The rules in the section you quote, or as rephrased in teh note at the
end of that section, just before the example.

These rules achieve the effect that the element generated from the
literal result element will have an in-scope namespace node that binds
the result-prefix to the target namespace URI, provided that the
namespace declaration associating this prefix with this URI is in scope
for both the xsl:namespace-alias instruction and for the literal result
element. Conversely, the stylesheet-prefix and the literal namespace URI
will not normally appear in the result tree.

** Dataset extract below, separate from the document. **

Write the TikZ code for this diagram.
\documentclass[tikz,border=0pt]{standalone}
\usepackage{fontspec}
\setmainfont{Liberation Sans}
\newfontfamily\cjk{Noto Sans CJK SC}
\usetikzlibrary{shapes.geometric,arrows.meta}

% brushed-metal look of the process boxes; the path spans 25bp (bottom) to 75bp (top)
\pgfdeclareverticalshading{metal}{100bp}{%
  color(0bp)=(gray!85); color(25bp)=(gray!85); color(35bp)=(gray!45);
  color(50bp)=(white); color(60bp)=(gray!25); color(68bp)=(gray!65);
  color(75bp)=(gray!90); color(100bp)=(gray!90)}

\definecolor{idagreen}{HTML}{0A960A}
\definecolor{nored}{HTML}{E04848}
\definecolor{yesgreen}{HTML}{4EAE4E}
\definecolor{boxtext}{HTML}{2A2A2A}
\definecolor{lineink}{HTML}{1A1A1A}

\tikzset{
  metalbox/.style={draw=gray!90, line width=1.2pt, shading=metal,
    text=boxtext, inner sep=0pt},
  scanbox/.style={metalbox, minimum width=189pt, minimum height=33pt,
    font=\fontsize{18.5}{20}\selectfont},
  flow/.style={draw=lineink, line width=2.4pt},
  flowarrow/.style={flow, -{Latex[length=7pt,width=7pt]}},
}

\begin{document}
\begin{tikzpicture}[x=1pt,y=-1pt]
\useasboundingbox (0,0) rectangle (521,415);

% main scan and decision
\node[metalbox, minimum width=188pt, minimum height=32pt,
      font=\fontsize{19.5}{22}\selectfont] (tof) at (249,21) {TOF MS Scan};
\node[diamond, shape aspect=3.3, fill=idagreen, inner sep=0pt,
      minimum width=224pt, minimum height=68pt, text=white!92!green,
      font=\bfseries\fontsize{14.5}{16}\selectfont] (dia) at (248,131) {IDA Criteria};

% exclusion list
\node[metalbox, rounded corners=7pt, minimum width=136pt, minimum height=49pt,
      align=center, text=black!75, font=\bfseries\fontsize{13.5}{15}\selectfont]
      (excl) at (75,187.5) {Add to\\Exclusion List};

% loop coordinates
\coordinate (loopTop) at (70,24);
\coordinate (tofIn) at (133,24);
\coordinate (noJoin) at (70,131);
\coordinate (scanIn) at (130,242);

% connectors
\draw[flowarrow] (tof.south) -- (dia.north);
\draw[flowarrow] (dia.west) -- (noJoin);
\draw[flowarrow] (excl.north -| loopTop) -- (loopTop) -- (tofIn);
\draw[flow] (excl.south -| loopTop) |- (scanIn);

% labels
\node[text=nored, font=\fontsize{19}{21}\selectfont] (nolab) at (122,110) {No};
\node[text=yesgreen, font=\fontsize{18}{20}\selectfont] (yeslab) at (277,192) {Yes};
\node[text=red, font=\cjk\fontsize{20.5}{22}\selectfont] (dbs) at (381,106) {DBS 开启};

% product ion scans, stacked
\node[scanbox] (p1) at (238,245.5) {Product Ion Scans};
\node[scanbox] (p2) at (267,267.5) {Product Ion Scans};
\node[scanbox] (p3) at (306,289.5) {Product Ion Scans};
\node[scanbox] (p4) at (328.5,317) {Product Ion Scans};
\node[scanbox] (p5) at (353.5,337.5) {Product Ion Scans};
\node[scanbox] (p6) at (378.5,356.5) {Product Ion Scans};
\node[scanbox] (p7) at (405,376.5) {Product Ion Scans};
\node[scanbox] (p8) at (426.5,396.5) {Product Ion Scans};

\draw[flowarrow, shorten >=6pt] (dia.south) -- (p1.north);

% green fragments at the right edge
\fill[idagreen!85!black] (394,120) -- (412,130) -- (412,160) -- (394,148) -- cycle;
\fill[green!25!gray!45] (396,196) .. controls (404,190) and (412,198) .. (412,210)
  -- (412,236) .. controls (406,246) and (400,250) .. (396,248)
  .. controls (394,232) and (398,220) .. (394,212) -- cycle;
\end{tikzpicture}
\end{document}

so this makes it clear that the stylesheet-prefix won't be the one used
in the result tree (unless that prefix is added to teh result tree
anyway by different means)

the difference between xpath1 and 2 here is that in xpath 1 models
qnames such that just the uri matters so it can't make any normative
statements about preserving prefixes, but xpath2 models qnames as
triples of prefix local name and uri, so can model preserving prefixes.

David

--http://dpcarlisle.blogspot.com

thanks again for all the replies, looks like it will only work on one
server then - still very surprised though that the same XSLT processor
(checked & no others are within the entire bea & tomcat directory
structures!) can produce different results like this!